⟨

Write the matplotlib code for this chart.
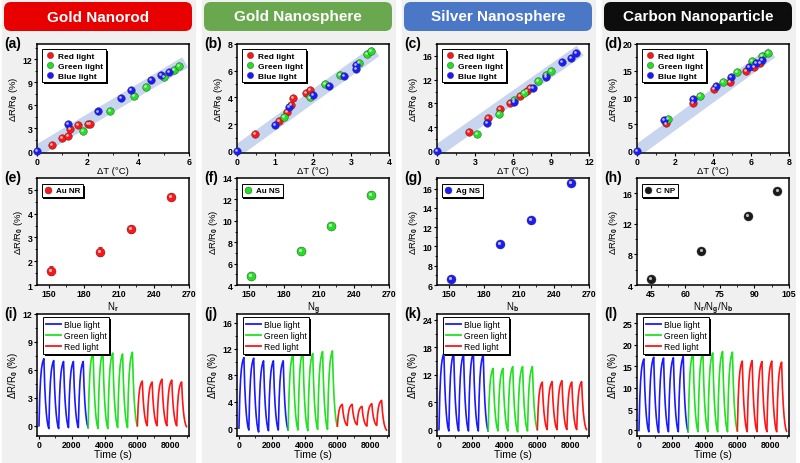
import numpy as np
import matplotlib
matplotlib.use("Agg")
import matplotlib.pyplot as plt
from matplotlib.patches import FancyBboxPatch, Rectangle
from matplotlib.lines import Line2D
from matplotlib.transforms import IdentityTransform, offset_copy
from matplotlib.ticker import AutoMinorLocator, MultipleLocator

plt.rcParams['font.family'] = ['Liberation Sans', 'DejaVu Sans']
plt.rcParams['font.weight'] = 'bold'
plt.rcParams['mathtext.fontset'] = 'custom'
plt.rcParams['mathtext.rm'] = 'Liberation Sans:bold'
plt.rcParams['mathtext.it'] = 'Liberation Sans:bold'
plt.rcParams['mathtext.default'] = 'rm'

# ---- headers
TITLES = ['Gold Nanorod', 'Gold Nanosphere', 'Silver Nanosphere', 'Carbon Nanoparticle']
TITLE_COLORS = ['#e80000', '#6aa84f', '#4a78c6', '#0d0d0d']

# ---- row 1: dR/R0 vs dT (red, green, blue light)
A_RED_X = [0.60, 1.00, 1.21, 1.30, 1.61, 2.01, 2.11]
A_RED_Y = [0.74, 1.70, 1.91, 2.83, 3.39, 3.48, 3.52]
A_GREEN_X = [1.80, 2.90, 3.81, 4.32, 5.03, 5.41, 5.61]
A_GREEN_Y = [2.65, 5.26, 7.21, 8.35, 9.69, 10.56, 11.13]
A_BLUE_X = [0.0, 1.21, 2.41, 3.30, 3.71, 4.51, 4.91, 5.21]
A_BLUE_Y = [0.0, 3.56, 5.17, 7.00, 8.00, 9.34, 9.95, 10.39]

B_RED_X = [0.47, 1.11, 1.31, 1.41, 1.47, 1.81, 1.91]
B_RED_Y = [1.28, 2.27, 2.94, 3.41, 3.95, 4.32, 4.57]
B_GREEN_X = [1.23, 1.92, 2.32, 2.71, 3.22, 3.42, 3.53]
B_GREEN_Y = [2.54, 4.00, 4.99, 5.70, 6.61, 7.28, 7.48]
B_BLUE_X = [0.0, 1.01, 1.37, 2.01, 2.42, 2.82, 3.12, 3.12]
B_BLUE_Y = [0.0, 1.98, 3.31, 4.17, 4.89, 5.61, 6.15, 6.40]

C_RED_X = [2.55, 4.05, 4.97, 5.76, 6.55, 7.10, 7.34]
C_RED_Y = [3.25, 5.61, 7.07, 8.13, 9.26, 10.10, 10.55]
C_GREEN_X = [3.16, 4.87, 6.08, 6.89, 7.97, 8.58, 9.00]
C_GREEN_Y = [2.86, 6.23, 8.59, 9.81, 11.78, 12.79, 13.47]
C_BLUE_X = [0.0, 3.97, 6.08, 7.58, 8.58, 9.87, 10.60, 10.99]
C_BLUE_Y = [0.0, 4.66, 8.30, 10.55, 12.46, 14.98, 15.70, 16.45]

D_RED_X = [1.55, 2.96, 4.06, 4.89, 5.76, 6.18, 6.48]
D_RED_Y = [5.14, 8.95, 11.50, 12.95, 14.90, 15.77, 16.40]
D_GREEN_X = [1.64, 3.34, 4.54, 5.25, 6.06, 6.59, 6.87]
D_GREEN_Y = [5.89, 10.20, 12.90, 14.70, 16.76, 17.76, 18.26]
D_BLUE_X = [0.0, 1.43, 2.94, 4.15, 4.96, 5.87, 6.27, 6.57]
D_BLUE_Y = [0.0, 5.76, 9.64, 12.20, 13.77, 15.65, 16.45, 17.00]

BAND_END = [(5.85, 11.6), (3.65, 7.45), (11.3, 16.9), (7.1, 18.4)]

# ---- row 2: dR/R0 vs particle count
E_X = [152, 194, 220, 255]
E_Y = [1.60, 2.40, 3.35, 4.72]
E_ERR = [0.20, 0.20, 0.15, 0.10]
F_X = [152, 195, 220, 255]
F_Y = [4.80, 7.15, 9.50, 12.45]
G_X = [152, 194, 220, 255]
G_Y = [6.65, 10.30, 12.75, 16.55]
H_X = [45, 67, 87, 100]
H_Y = [4.80, 8.50, 13.05, 16.30]

# ---- row 3: cycling (5 blue, 5 green, 5 red cycles of 600 s)
I_PEAK = [7.2, 7.0, 6.9, 6.9, 6.9, 7.9, 7.9, 7.8, 7.7, 7.9, 4.8, 4.7, 5.0, 4.9, 4.7]
I_TROUGH = [-0.3, -0.3, -0.2, -0.2, -0.2, -0.3, -0.3, -0.2, -0.2, 0.0, 0.0, 0.0, 0.0, 0.0, -0.1]
J_PEAK = [10.7, 10.6, 10.2, 10.2, 10.2, 11.2, 11.7, 11.3, 11.6, 11.7, 3.6, 3.6, 3.3, 3.7, 4.2]
J_TROUGH = [-0.3, -0.6, -0.4, -0.3, -0.3, -0.3, -0.4, -0.2, -0.2, 0.3, 0.4, 0.5, 0.3, 0.4, -0.3]
K_PEAK = [16.7, 16.7, 16.5, 16.85, 16.4, 13.4, 13.4, 13.8, 13.8, 13.8, 10.4, 10.5, 10.7, 10.4, 10.5]
K_TROUGH = [-0.3, -0.3, -0.3, -0.3, -0.3, -0.3, -0.3, -0.5, -0.3, 0.0, 0.0, 0.0, 0.0, 0.0, 0.0]
L_PEAK = [16.7, 17.1, 16.9, 17.0, 17.25, 18.1, 18.3, 18.1, 18.45, 18.3, 16.2, 16.3, 16.1, 16.2, 15.95]
L_TROUGH = [-0.3, -0.5, -0.3, -0.3, -0.3, -0.3, -0.3, -0.3, -0.3, -0.1, -0.3, -0.3, -0.3, -0.3, -0.2]
RISE = [0.0, 0.45, 0.70, 0.84, 0.92, 0.97, 1.0]   # normalised response while light on
FALL = [1.0, 0.62, 0.38, 0.22, 0.11, 0.04, 0.0]   # normalised response while light off
PERIOD = 600

RED, GREEN, BLUE, BLACK = '#ff1515', '#22e022', '#1a1aff', '#111111'

W, H = 800, 464
fig = plt.figure(figsize=(W / 100, H / 100), dpi=100)

# column backgrounds and banners
for c in range(4):
    fig.patches.append(Rectangle((200 * c + 2, 0), 193, H, transform=IdentityTransform(),
                                 color='#f0f0f0', zorder=-3))
    fig.patches.append(FancyBboxPatch((200 * c + 4, H - 32), 188, 29,
                                      boxstyle='round,pad=0,rounding_size=7',
                                      transform=IdentityTransform(), facecolor=TITLE_COLORS[c],
                                      edgecolor='none', zorder=-2))
    fig.text((200 * c + 98) / W, 1 - 17.5 / H, TITLES[c], color='white', fontsize=11,
             fontweight='bold', ha='center', va='center')

ROWS = [(45, 154), (179, 286), (315, 437)]
legends = []


def make_ax(row, col, label):
    top, bot = ROWS[row]
    left = 37 + 200 * col
    ax = fig.add_axes([left / W, 1 - bot / H, 152 / W, (bot - top) / H])
    for s in ax.spines.values():
        s.set_linewidth(1.1)
    ax.tick_params(direction='out', length=2.2, width=0.8, labelsize=6.3, pad=1)
    ax.tick_params(which='minor', direction='out', length=1.3, width=0.6)
    ax.xaxis.set_minor_locator(AutoMinorLocator(2))
    ax.yaxis.set_minor_locator(AutoMinorLocator(2))
    fig.text((200 * col + 4) / W, 1 - (top - 1) / H, label, fontsize=10, fontweight='bold',
             ha='left', va='center')
    return ax


def balls(ax, x, y, color, ms=5.5):
    ax.plot(x, y, 'o', ms=ms, color=color, mec='#333333', mew=0.3, zorder=3, clip_on=False)
    tr = offset_copy(ax.transData, fig=fig, x=-0.7, y=0.7, units='points')
    ax.plot(x, y, 'o', ms=ms * 0.35, color='white', mew=0, alpha=0.7, transform=tr,
            zorder=3.1, clip_on=False)


def boxed_legend(ax, handles, labels, **kw):
    leg = ax.legend(handles, labels, loc='upper left', frameon=True, fancybox=False,
                    borderpad=0.35, labelspacing=0.25, **kw)
    fr = leg.get_frame()
    fr.set_edgecolor('black')
    fr.set_linewidth(0.7)
    fr.set_facecolor('white')
    fr.set_alpha(1)
    legends.append((ax, leg))
    return leg


# ---- row 1
row1 = [
    ('(a)', (A_RED_X, A_RED_Y), (A_GREEN_X, A_GREEN_Y), (A_BLUE_X, A_BLUE_Y), (0, 6), 2, (-0.26, 14), 3),
    ('(b)', (B_RED_X, B_RED_Y), (B_GREEN_X, B_GREEN_Y), (B_BLUE_X, B_BLUE_Y), (0, 4), 1, (-0.15, 8), 2),
    ('(c)', (C_RED_X, C_RED_Y), (C_GREEN_X, C_GREEN_Y), (C_BLUE_X, C_BLUE_Y), (0, 12), 3, (-0.34, 18), 4),
    ('(d)', (D_RED_X, D_RED_Y), (D_GREEN_X, D_GREEN_Y), (D_BLUE_X, D_BLUE_Y), (0, 8), 2, (-0.38, 20), 5),
]
for c, (lab, r, g, b, xl, xs, yl, ys) in enumerate(row1):
    ax = make_ax(0, c, lab)
    ex, ey = BAND_END[c]
    ax.plot([-0.03 * ex, ex], [-0.03 * ey, ey], color='#c8d5ee', lw=8.5,
            solid_capstyle='butt', zorder=1)
    balls(ax, *r, RED)
    balls(ax, *g, GREEN)
    balls(ax, *b, BLUE)
    ax.set_xlim(*xl)
    ax.set_ylim(*yl)
    ax.xaxis.set_major_locator(MultipleLocator(xs))
    ax.yaxis.set_major_locator(MultipleLocator(ys))
    ax.set_xlabel('ΔT (°C)', fontsize=6.8, labelpad=0)
    ax.set_ylabel('ΔR/R$_0$ (%)', fontsize=6.8, labelpad=2)
    hs = [Line2D([], [], marker='o', ls='none', ms=4.5, color=col, mec='#333333', mew=0.3)
          for col in (RED, GREEN, BLUE)]
    boxed_legend(ax, hs, ['Red light', 'Green light', 'Blue light'],
                 fontsize=6, bbox_to_anchor=(0.02, 0.97), borderaxespad=0.2,
                 handlelength=1.2, handletextpad=0.4)

# ---- row 2
row2 = [
    ('(e)', E_X, E_Y, RED, 'Au NR', 'N$_r$', (140, 270), 30, (1, 5.5), 1),
    ('(f)', F_X, F_Y, GREEN, 'Au NS', 'N$_g$', (140, 270), 30, (4, 14), 2),
    ('(g)', G_X, G_Y, BLUE, 'Ag NS', 'N$_b$', (140, 270), 30, (6, 17.1), 2),
    ('(h)', H_X, H_Y, '#1a1a1a', 'C NP', 'N$_r$/N$_g$/N$_b$', (39, 105), 15, (4, 18), 4),
]
for c, (lab, x, y, col, name, xlab, xl, xs, yl, ys) in enumerate(row2):
    ax = make_ax(1, c, lab)
    if c == 0:
        ax.errorbar(x, y, yerr=E_ERR, fmt='none', ecolor=col, elinewidth=0.7, capsize=1.5,
                    capthick=0.7, zorder=2.5)
    balls(ax, x, y, col, ms=6.5)
    ax.set_xlim(*xl)
    ax.set_ylim(*yl)
    ax.xaxis.set_major_locator(MultipleLocator(xs))
    ax.yaxis.set_major_locator(MultipleLocator(ys))
    ax.set_xlabel(xlab, fontsize=7, labelpad=0.5)
    ax.set_ylabel('ΔR/R$_0$ (%)', fontsize=6.8, labelpad=2)
    hs = [Line2D([], [], marker='o', ls='none', ms=5, color=col, mec='#333333', mew=0.3)]
    boxed_legend(ax, hs, [name], fontsize=5.8, bbox_to_anchor=(0.02, 0.96),
                 borderaxespad=0.2, handlelength=1.0, handletextpad=0.4)

# ---- row 3
row3 = [
    ('(i)', I_PEAK, I_TROUGH, (-1.1, 12), 3),
    ('(j)', J_PEAK, J_TROUGH, (-1.2, 17.3), 4),
    ('(k)', K_PEAK, K_TROUGH, (-1.4, 25.3), 6),
    ('(l)', L_PEAK, L_TROUGH, (-1.3, 27.2), 5),
]
dt = PERIOD / 2 / (len(RISE) - 1)
for c, (lab, peaks, troughs, yl, ys) in enumerate(row3):
    ax = make_ax(2, c, lab)
    start = 0.0
    segs = {BLUE: ([], []), GREEN: ([], []), RED: ([], [])}
    order = [BLUE, GREEN, RED]
    for k in range(len(peaks)):
        col = order[k // 5]
        ts, vs = segs[col]
        if k % 5 == 0 and k > 0:
            ts.append(k * PERIOD)
            vs.append(start)
        t0 = k * PERIOD
        for i, f in enumerate(RISE):
            ts.append(t0 + i * dt)
            vs.append(start + (peaks[k] - start) * f)
        for i, f in enumerate(FALL):
            ts.append(t0 + PERIOD / 2 + i * dt)
            vs.append(troughs[k] + (peaks[k] - troughs[k]) * f)
        start = troughs[k]
    for col in order:
        ax.plot(*segs[col], color=col, lw=1.2)
    ax.set_xlim(-120, 9150)
    ax.set_ylim(*yl)
    ax.xaxis.set_major_locator(MultipleLocator(2000))
    ax.yaxis.set_major_locator(MultipleLocator(ys))
    ax.set_xlabel('Time (s)', fontsize=7.5, labelpad=0)
    ax.set_ylabel('ΔR/R$_0$ (%)', fontsize=7, labelpad=2)
    hs = [Line2D([], [], color=col, lw=1.3) for col in order]
    leg = boxed_legend(ax, hs, ['Blue light', 'Green light', 'Red light'],
                       fontsize=6.2, bbox_to_anchor=(0.03, 0.99), borderaxespad=0.2,
                       handlelength=1.7, handletextpad=0.3)
    for t in leg.get_texts():
        t.set_fontweight('normal')

# thin black drop shadow behind each legend box (Origin style)
fig.canvas.draw()
renderer = fig.canvas.get_renderer()
for ax, leg in legends:
    bb = leg.get_frame().get_window_extent(renderer)
    sh = Rectangle((bb.x0 + 1.8, bb.y0 - 1.8), bb.width, bb.height, transform=IdentityTransform(),
                   facecolor='black', edgecolor='none', zorder=leg.get_zorder() - 0.1,
                   clip_on=False)
    ax.add_artist(sh)

fig.savefig('out.png', dpi=100)
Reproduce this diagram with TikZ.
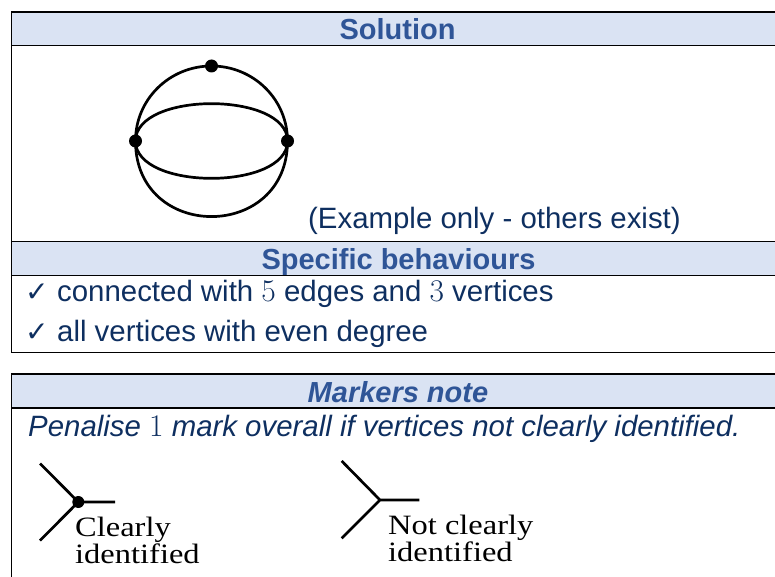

⟩

Task objective:
Starting at the top of the listing above, please restate word for word each line up to and including the one that holds "B_BLUE_Y = [0.0, 1.98, 3.31, 4.17, 4.89, 5.61, 6.15, 6.40]", omitting every image.

Written reply:
Write the matplotlib code for this chart.
import numpy as np
import matplotlib
matplotlib.use("Agg")
import matplotlib.pyplot as plt
from matplotlib.patches import FancyBboxPatch, Rectangle
from matplotlib.lines import Line2D
from matplotlib.transforms import IdentityTransform, offset_copy
from matplotlib.ticker import AutoMinorLocator, MultipleLocator

plt.rcParams['font.family'] = ['Liberation Sans', 'DejaVu Sans']
plt.rcParams['font.weight'] = 'bold'
plt.rcParams['mathtext.fontset'] = 'custom'
plt.rcParams['mathtext.rm'] = 'Liberation Sans:bold'
plt.rcParams['mathtext.it'] = 'Liberation Sans:bold'
plt.rcParams['mathtext.default'] = 'rm'

# ---- headers
TITLES = ['Gold Nanorod', 'Gold Nanosphere', 'Silver Nanosphere', 'Carbon Nanoparticle']
TITLE_COLORS = ['#e80000', '#6aa84f', '#4a78c6', '#0d0d0d']

# ---- row 1: dR/R0 vs dT (red, green, blue light)
A_RED_X = [0.60, 1.00, 1.21, 1.30, 1.61, 2.01, 2.11]
A_RED_Y = [0.74, 1.70, 1.91, 2.83, 3.39, 3.48, 3.52]
A_GREEN_X = [1.80, 2.90, 3.81, 4.32, 5.03, 5.41, 5.61]
A_GREEN_Y = [2.65, 5.26, 7.21, 8.35, 9.69, 10.56, 11.13]
A_BLUE_X = [0.0, 1.21, 2.41, 3.30, 3.71, 4.51, 4.91, 5.21]
A_BLUE_Y = [0.0, 3.56, 5.17, 7.00, 8.00, 9.34, 9.95, 10.39]

B_RED_X = [0.47, 1.11, 1.31, 1.41, 1.47, 1.81, 1.91]
B_RED_Y = [1.28, 2.27, 2.94, 3.41, 3.95, 4.32, 4.57]
B_GREEN_X = [1.23, 1.92, 2.32, 2.71, 3.22, 3.42, 3.53]
B_GREEN_Y = [2.54, 4.00, 4.99, 5.70, 6.61, 7.28, 7.48]
B_BLUE_X = [0.0, 1.01, 1.37, 2.01, 2.42, 2.82, 3.12, 3.12]
B_BLUE_Y = [0.0, 1.98, 3.31, 4.17, 4.89, 5.61, 6.15, 6.40]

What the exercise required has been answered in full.